M. Orellana a appelé à réguler l’augmentation de la production de polymères, notant que celle-ci ne profite qu’à une vingtaine d’entreprises qui en détiennent le monopole. Il a souligné que le problème du plastique a de très nombreuses facettes, en renvoyant à la définition même de l’économie circulaire, au principe du pollueur-payeur et aux différents aspects de la vie touchés par la production et l’utilisation du plastique tout au long de son cycle de vie. Il a évoqué le problème des additifs chimiques au plastique, relevant que la quantité des spermatozoïdes avait diminué au cours des dernières décennies, « ce qui montre que l’on traite ici de la survie même de l’humanité ». Ces produits toxiques ne doivent pas être ajoutés aux matières plastiques, a martelé le Rapporteur spécial.

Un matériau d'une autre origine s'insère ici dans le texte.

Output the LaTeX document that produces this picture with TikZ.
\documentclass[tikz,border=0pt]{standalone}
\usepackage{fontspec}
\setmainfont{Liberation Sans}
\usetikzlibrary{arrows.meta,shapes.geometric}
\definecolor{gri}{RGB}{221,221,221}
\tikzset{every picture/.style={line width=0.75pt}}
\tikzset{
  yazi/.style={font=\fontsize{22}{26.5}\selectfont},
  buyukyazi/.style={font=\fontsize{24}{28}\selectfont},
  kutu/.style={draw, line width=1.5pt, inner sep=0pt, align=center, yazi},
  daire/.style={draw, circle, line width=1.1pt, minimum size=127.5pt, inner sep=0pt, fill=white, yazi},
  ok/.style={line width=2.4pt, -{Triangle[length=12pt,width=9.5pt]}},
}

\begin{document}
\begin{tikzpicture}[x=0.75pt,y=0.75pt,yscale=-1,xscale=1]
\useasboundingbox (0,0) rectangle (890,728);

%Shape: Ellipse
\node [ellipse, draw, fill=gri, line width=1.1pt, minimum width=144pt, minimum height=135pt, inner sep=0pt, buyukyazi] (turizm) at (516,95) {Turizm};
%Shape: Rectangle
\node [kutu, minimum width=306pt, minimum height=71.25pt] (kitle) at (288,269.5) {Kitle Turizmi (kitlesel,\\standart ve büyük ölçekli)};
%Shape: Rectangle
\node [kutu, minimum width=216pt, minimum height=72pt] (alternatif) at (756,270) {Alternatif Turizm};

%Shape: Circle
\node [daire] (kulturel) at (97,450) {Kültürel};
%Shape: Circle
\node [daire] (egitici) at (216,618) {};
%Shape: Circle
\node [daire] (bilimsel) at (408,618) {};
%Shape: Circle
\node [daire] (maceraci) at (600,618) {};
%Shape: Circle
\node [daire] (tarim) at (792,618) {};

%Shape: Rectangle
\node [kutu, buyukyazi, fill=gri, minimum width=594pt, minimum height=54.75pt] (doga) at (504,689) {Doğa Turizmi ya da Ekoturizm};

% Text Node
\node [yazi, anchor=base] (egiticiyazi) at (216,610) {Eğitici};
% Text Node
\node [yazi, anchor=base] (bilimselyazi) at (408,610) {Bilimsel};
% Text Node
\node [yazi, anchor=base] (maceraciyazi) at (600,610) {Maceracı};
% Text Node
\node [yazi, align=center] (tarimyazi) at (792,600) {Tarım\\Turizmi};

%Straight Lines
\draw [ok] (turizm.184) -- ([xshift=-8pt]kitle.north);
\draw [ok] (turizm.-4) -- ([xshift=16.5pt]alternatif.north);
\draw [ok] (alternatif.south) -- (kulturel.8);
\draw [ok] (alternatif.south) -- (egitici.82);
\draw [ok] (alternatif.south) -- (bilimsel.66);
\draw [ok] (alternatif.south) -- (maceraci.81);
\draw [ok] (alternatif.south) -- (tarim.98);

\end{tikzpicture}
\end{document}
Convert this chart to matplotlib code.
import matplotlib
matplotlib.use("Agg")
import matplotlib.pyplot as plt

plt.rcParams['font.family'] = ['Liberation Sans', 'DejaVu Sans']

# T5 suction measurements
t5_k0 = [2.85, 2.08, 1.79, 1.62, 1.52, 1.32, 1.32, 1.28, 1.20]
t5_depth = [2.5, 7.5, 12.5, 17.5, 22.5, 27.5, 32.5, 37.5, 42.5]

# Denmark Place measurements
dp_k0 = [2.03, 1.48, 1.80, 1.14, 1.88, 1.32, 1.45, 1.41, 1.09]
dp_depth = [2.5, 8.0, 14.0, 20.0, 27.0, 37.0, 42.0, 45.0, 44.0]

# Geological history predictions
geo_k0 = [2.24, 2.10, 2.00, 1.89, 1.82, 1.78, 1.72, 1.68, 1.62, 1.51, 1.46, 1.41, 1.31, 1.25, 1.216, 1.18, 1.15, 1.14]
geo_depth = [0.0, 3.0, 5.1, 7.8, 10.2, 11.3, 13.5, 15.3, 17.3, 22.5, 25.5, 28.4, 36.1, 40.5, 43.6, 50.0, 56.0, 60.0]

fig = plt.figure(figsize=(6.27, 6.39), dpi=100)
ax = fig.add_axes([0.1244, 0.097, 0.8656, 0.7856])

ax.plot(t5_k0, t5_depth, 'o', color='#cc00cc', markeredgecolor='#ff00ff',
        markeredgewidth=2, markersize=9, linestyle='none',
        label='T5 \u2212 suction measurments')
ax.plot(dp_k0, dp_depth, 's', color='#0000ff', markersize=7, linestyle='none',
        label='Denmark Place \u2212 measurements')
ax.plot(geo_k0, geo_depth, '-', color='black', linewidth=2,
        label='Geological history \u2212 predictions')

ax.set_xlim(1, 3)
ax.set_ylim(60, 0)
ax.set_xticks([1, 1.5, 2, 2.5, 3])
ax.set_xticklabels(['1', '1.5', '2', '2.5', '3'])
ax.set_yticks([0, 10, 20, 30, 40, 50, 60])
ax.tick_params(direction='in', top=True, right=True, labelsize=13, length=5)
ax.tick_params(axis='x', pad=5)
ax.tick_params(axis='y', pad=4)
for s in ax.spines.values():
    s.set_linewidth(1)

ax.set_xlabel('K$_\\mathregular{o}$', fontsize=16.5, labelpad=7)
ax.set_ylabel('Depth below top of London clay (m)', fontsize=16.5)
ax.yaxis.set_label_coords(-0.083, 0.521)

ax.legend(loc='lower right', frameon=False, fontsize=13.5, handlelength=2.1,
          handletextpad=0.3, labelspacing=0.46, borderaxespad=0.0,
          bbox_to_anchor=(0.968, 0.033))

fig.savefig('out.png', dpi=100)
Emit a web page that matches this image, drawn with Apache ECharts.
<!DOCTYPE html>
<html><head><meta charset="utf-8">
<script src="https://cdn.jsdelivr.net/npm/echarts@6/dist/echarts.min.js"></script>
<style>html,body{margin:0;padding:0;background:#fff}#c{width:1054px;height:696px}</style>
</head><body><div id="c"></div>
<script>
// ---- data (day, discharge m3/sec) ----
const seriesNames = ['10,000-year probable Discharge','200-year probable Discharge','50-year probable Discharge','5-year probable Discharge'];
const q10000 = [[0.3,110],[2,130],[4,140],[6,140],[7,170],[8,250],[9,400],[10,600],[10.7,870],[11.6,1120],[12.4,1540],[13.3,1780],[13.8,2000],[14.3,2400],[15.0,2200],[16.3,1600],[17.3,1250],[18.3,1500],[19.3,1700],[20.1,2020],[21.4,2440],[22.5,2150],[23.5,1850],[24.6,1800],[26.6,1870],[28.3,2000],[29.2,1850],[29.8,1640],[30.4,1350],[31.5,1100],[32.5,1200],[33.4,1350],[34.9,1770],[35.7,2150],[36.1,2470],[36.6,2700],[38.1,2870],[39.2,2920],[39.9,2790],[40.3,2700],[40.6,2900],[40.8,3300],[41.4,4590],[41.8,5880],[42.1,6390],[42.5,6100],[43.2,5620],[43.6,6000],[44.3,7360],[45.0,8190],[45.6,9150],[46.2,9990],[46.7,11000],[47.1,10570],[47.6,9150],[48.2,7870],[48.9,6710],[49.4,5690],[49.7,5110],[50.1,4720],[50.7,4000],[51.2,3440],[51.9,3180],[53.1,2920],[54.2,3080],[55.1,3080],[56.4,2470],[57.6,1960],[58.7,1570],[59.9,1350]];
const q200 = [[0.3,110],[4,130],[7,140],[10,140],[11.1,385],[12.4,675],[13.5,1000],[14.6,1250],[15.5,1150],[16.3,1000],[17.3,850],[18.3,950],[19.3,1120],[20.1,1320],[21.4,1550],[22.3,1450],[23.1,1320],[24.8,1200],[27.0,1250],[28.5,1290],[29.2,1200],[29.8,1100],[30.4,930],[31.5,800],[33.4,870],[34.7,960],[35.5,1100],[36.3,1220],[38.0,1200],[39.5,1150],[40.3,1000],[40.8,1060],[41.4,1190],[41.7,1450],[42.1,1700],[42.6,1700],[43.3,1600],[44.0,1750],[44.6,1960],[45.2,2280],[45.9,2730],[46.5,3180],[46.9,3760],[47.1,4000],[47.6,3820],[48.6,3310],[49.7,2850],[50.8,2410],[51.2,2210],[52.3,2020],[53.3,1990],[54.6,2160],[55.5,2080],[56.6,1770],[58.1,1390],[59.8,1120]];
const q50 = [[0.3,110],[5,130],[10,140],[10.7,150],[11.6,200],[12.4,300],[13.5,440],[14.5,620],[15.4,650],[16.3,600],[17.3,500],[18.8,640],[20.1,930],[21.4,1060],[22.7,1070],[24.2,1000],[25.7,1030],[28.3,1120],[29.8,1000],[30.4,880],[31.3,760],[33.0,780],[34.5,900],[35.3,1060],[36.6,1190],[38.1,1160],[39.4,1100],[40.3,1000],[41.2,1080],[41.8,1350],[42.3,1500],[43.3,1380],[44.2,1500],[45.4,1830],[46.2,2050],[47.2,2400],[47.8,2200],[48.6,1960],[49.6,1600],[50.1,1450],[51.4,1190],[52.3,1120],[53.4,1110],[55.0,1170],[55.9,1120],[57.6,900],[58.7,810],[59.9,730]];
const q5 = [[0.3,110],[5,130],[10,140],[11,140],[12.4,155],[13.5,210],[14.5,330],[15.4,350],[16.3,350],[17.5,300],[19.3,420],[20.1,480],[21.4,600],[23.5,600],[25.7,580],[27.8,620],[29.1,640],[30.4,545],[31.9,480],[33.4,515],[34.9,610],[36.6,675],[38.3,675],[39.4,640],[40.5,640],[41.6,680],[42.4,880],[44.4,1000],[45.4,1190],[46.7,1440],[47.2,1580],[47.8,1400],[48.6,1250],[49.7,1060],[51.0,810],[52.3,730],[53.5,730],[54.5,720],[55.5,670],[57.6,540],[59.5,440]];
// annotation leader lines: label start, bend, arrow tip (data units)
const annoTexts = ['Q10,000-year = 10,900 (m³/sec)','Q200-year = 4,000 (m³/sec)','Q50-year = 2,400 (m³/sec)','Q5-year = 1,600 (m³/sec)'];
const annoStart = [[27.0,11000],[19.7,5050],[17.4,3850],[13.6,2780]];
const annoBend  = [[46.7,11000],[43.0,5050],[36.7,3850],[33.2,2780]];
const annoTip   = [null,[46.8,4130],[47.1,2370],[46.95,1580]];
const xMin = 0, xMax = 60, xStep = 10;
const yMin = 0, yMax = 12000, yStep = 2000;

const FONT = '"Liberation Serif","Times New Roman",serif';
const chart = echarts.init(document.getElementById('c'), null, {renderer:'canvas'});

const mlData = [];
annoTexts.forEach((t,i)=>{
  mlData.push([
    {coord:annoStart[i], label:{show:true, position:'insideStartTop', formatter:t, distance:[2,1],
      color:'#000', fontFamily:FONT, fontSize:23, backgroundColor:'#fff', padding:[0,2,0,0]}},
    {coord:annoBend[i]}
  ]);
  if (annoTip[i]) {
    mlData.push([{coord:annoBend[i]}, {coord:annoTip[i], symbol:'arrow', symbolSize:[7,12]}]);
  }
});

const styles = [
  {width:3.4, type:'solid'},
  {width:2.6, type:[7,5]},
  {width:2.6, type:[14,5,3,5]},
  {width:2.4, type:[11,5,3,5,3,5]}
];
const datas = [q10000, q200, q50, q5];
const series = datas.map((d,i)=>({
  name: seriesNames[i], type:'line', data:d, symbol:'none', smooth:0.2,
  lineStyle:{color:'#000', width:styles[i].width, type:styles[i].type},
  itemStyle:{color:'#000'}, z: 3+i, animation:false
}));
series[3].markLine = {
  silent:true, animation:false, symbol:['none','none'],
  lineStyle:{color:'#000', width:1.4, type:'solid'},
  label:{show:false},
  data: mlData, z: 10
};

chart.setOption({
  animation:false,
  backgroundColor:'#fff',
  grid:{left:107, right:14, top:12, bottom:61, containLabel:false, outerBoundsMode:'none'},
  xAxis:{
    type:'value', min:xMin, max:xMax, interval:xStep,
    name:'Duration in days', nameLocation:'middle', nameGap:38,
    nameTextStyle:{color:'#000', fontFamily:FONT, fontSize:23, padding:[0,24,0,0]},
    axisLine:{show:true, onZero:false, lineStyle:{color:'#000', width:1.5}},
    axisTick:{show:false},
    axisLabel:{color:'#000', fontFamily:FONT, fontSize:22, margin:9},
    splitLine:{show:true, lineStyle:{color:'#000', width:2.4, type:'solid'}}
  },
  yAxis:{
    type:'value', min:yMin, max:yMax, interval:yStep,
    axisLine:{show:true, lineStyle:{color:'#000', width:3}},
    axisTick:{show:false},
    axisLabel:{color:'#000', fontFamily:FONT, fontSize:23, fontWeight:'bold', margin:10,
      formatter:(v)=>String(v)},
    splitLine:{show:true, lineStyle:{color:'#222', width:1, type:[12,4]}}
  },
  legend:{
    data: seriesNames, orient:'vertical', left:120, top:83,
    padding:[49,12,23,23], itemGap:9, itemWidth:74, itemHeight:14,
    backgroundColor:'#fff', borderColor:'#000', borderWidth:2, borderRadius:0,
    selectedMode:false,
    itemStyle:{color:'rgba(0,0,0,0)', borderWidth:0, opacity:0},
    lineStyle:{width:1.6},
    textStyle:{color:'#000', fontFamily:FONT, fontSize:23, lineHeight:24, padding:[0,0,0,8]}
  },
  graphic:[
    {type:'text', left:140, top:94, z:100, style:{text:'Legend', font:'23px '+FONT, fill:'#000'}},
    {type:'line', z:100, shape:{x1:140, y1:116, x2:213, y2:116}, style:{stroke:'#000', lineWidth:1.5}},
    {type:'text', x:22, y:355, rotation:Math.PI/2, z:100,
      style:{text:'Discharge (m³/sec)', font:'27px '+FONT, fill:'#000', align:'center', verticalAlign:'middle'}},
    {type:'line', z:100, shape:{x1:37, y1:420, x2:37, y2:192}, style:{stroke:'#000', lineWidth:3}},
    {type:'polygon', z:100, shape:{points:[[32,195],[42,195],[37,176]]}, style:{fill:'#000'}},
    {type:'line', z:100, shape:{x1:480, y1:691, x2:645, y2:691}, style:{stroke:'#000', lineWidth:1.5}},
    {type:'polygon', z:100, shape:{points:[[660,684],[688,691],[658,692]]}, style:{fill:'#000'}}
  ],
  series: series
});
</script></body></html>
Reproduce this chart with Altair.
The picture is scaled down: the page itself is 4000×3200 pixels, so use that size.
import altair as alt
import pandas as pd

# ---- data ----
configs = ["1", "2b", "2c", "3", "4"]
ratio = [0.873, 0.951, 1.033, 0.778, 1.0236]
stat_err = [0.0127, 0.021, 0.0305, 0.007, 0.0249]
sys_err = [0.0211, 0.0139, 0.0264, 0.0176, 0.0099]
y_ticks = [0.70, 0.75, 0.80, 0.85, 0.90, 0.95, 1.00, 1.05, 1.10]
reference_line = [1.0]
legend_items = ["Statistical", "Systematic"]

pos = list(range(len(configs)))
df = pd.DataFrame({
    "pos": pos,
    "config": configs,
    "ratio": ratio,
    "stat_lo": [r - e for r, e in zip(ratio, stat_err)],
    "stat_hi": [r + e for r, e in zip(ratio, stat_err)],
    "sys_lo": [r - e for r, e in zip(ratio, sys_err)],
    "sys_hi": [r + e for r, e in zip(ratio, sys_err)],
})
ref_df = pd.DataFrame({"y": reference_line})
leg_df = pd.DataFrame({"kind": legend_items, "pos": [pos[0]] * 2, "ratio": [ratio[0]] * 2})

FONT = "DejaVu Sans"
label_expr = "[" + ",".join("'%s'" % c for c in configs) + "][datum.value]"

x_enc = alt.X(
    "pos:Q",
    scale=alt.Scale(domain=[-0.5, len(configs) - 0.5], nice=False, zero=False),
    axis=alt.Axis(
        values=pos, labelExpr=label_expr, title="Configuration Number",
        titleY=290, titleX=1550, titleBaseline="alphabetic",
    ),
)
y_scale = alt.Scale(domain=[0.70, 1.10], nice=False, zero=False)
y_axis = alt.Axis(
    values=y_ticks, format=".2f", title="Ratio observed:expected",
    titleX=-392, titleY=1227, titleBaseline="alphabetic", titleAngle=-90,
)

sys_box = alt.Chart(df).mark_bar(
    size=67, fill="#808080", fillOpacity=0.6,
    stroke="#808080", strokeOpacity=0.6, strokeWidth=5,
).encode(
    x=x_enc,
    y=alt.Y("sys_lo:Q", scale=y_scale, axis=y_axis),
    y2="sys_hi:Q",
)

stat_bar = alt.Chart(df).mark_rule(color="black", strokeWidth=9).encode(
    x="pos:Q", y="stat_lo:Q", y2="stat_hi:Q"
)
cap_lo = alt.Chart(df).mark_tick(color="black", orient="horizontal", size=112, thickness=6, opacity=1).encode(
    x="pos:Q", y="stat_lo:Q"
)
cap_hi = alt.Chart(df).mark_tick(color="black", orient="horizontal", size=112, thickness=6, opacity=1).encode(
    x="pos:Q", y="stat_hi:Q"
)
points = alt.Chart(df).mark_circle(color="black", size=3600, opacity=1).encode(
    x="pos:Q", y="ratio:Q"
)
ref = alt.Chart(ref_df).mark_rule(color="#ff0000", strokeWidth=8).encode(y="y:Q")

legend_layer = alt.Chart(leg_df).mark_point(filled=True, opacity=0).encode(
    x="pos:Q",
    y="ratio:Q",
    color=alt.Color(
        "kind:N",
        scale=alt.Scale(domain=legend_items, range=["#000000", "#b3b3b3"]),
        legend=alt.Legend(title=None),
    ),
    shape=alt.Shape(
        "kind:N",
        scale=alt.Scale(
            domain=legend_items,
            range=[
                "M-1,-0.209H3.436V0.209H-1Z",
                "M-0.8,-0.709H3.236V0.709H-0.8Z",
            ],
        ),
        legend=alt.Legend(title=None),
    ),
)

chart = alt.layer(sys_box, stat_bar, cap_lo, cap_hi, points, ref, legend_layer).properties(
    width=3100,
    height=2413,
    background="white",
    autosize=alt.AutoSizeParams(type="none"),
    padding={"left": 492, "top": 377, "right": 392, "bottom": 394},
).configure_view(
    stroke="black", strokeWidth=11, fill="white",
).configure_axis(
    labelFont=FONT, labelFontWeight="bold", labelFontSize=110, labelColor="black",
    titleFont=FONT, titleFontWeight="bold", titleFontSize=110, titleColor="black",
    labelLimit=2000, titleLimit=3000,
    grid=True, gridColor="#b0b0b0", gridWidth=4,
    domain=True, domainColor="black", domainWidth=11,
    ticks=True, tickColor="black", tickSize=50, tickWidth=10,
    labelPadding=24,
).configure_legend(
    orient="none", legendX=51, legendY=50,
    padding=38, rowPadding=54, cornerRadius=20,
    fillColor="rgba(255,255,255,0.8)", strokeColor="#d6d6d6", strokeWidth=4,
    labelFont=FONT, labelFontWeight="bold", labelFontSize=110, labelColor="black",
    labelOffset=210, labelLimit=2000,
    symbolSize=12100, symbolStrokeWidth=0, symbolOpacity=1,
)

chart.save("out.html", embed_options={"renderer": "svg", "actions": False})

D’autre part, il importe aussi, selon lui, d’évaluer la manière dont certaines questions sont présentées par les entreprises de plastique, et qui risquent d’induire en erreur. En effet le secteur présente le recyclage comme une solution miracle mais ce n’est que de la désinformation car, à titre d’exemple, l’incinération, dans le pire des cas, crée de produits organiques encore plus dangereux pour l’être humain. Ce sont alors de fausses solutions, a martelé M. Orellana qui a appelé à privilégier des programmes de transition qui mettent l’accent sur l’abandon des matières plastiques. En somme, il faut négocier un nouvel instrument international incluant la dimension droits de la personne, a-t-il conclu.